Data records
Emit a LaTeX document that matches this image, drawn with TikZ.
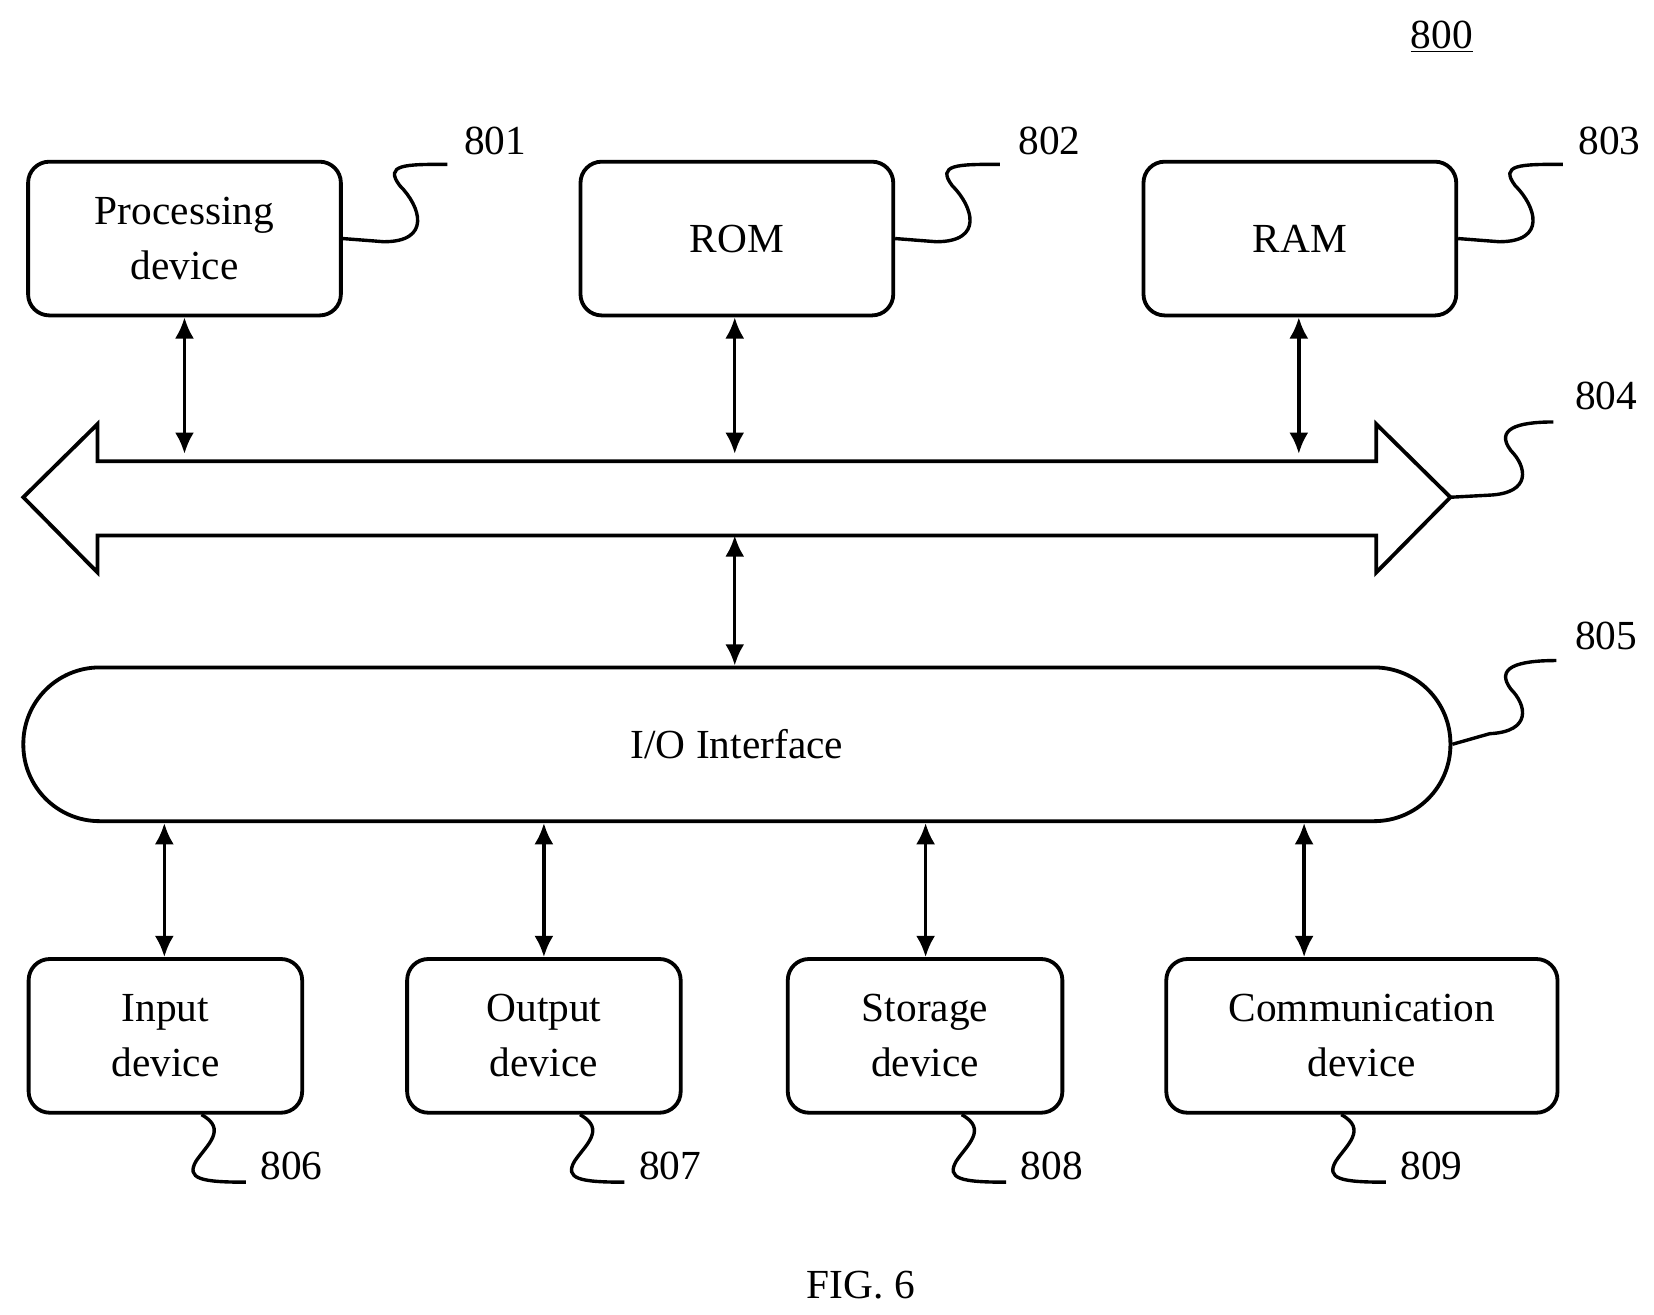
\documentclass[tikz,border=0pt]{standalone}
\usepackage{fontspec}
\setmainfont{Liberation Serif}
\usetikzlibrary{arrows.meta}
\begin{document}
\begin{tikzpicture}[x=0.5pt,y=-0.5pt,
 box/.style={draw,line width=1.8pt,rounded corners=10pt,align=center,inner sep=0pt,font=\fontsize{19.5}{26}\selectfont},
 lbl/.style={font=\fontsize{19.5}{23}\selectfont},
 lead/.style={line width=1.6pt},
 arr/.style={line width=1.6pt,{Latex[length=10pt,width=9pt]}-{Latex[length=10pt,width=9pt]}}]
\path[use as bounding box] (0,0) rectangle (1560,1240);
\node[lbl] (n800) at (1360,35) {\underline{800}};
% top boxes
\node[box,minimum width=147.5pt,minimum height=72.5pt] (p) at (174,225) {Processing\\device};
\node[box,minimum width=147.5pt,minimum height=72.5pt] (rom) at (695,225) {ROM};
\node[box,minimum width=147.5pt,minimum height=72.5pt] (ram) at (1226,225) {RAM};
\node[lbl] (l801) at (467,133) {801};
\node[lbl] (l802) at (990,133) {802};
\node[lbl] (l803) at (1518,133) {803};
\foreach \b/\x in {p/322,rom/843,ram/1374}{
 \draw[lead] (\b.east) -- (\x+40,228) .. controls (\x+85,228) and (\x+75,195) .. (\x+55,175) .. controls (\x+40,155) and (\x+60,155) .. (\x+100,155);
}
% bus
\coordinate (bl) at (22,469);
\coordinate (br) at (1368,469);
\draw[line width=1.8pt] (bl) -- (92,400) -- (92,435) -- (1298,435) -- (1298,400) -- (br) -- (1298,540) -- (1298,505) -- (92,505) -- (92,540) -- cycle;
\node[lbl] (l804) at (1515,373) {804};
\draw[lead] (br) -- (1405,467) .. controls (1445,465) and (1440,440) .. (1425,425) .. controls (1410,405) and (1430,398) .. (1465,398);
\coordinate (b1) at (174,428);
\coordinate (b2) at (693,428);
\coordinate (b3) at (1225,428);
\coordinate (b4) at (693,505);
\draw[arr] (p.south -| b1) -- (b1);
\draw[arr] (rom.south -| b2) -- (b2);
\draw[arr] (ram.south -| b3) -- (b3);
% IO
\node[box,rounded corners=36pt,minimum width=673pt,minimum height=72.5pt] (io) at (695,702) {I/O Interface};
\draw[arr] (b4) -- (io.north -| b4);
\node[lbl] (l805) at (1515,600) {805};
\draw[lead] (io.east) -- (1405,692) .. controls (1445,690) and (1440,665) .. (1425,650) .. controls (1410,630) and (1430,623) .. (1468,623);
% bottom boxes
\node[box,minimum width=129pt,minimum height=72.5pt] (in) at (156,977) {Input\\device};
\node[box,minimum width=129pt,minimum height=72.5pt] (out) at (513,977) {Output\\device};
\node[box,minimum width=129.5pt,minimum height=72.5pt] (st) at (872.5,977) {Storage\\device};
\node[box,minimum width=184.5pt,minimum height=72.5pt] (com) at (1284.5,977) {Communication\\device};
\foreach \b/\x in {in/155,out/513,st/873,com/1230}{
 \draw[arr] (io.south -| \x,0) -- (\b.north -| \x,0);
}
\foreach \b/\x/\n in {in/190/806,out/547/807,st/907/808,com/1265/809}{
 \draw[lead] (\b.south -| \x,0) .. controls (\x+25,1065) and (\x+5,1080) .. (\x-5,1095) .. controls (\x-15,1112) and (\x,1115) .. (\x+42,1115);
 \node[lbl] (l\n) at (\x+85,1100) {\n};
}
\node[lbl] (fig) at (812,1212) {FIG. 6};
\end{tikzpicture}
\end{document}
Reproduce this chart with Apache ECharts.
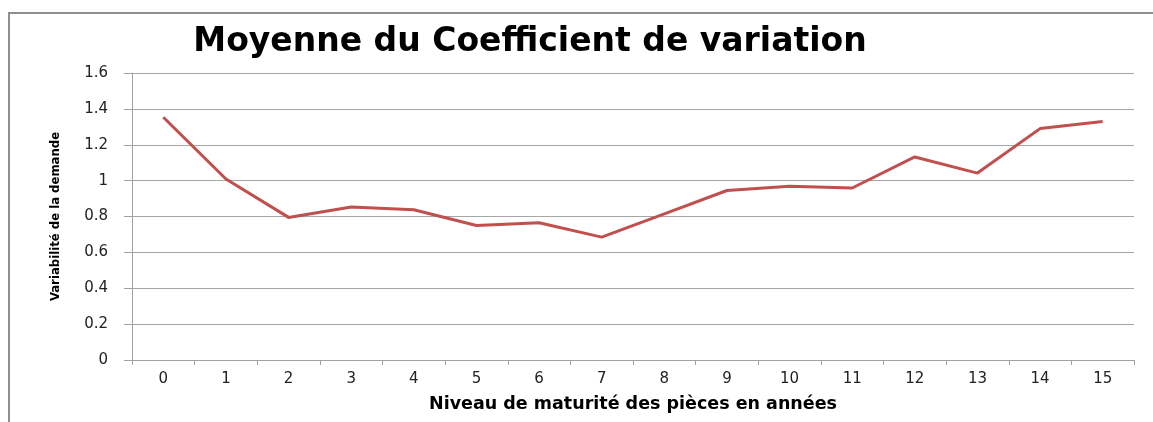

Problem to solve: Take the listing and print it again exactly, but without any pictures.

Answer to the problem:
Emit a LaTeX document that matches this image, drawn with TikZ.
\documentclass[tikz,border=0pt]{standalone}
\usepackage{fontspec}
\setmainfont{Liberation Serif}
\usetikzlibrary{arrows.meta}
\begin{document}
\begin{tikzpicture}[x=0.5pt,y=-0.5pt,
 box/.style={draw,line width=1.8pt,rounded corners=10pt,align=center,inner sep=0pt,font=\fontsize{19.5}{26}\selectfont},
 lbl/.style={font=\fontsize{19.5}{23}\selectfont},
 lead/.style={line width=1.6pt},
 arr/.style={line width=1.6pt,{Latex[length=10pt,width=9pt]}-{Latex[length=10pt,width=9pt]}}]
\path[use as bounding box] (0,0) rectangle (1560,1240);
\node[lbl] (n800) at (1360,35) {\underline{800}};
% top boxes
\node[box,minimum width=147.5pt,minimum height=72.5pt] (p) at (174,225) {Processing\\device};
\node[box,minimum width=147.5pt,minimum height=72.5pt] (rom) at (695,225) {ROM};
\node[box,minimum width=147.5pt,minimum height=72.5pt] (ram) at (1226,225) {RAM};
\node[lbl] (l801) at (467,133) {801};
\node[lbl] (l802) at (990,133) {802};
\node[lbl] (l803) at (1518,133) {803};
\foreach \b/\x in {p/322,rom/843,ram/1374}{
 \draw[lead] (\b.east) -- (\x+40,228) .. controls (\x+85,228) and (\x+75,195) .. (\x+55,175) .. controls (\x+40,155) and (\x+60,155) .. (\x+100,155);
}
% bus
\coordinate (bl) at (22,469);
\coordinate (br) at (1368,469);
\draw[line width=1.8pt] (bl) -- (92,400) -- (92,435) -- (1298,435) -- (1298,400) -- (br) -- (1298,540) -- (1298,505) -- (92,505) -- (92,540) -- cycle;
\node[lbl] (l804) at (1515,373) {804};
\draw[lead] (br) -- (1405,467) .. controls (1445,465) and (1440,440) .. (1425,425) .. controls (1410,405) and (1430,398) .. (1465,398);
\coordinate (b1) at (174,428);
\coordinate (b2) at (693,428);
\coordinate (b3) at (1225,428);
\coordinate (b4) at (693,505);
\draw[arr] (p.south -| b1) -- (b1);
\draw[arr] (rom.south -| b2) -- (b2);
\draw[arr] (ram.south -| b3) -- (b3);
% IO
\node[box,rounded corners=36pt,minimum width=673pt,minimum height=72.5pt] (io) at (695,702) {I/O Interface};
\draw[arr] (b4) -- (io.north -| b4);
\node[lbl] (l805) at (1515,600) {805};
\draw[lead] (io.east) -- (1405,692) .. controls (1445,690) and (1440,665) .. (1425,650) .. controls (1410,630) and (1430,623) .. (1468,623);
% bottom boxes
\node[box,minimum width=129pt,minimum height=72.5pt] (in) at (156,977) {Input\\device};
\node[box,minimum width=129pt,minimum height=72.5pt] (out) at (513,977) {Output\\device};
\node[box,minimum width=129.5pt,minimum height=72.5pt] (st) at (872.5,977) {Storage\\device};
\node[box,minimum width=184.5pt,minimum height=72.5pt] (com) at (1284.5,977) {Communication\\device};
\foreach \b/\x in {in/155,out/513,st/873,com/1230}{
 \draw[arr] (io.south -| \x,0) -- (\b.north -| \x,0);
}
\foreach \b/\x/\n in {in/190/806,out/547/807,st/907/808,com/1265/809}{
 \draw[lead] (\b.south -| \x,0) .. controls (\x+25,1065) and (\x+5,1080) .. (\x-5,1095) .. controls (\x-15,1112) and (\x,1115) .. (\x+42,1115);
 \node[lbl] (l\n) at (\x+85,1100) {\n};
}
\node[lbl] (fig) at (812,1212) {FIG. 6};
\end{tikzpicture}
\end{document}
Reproduce this chart with Apache ECharts.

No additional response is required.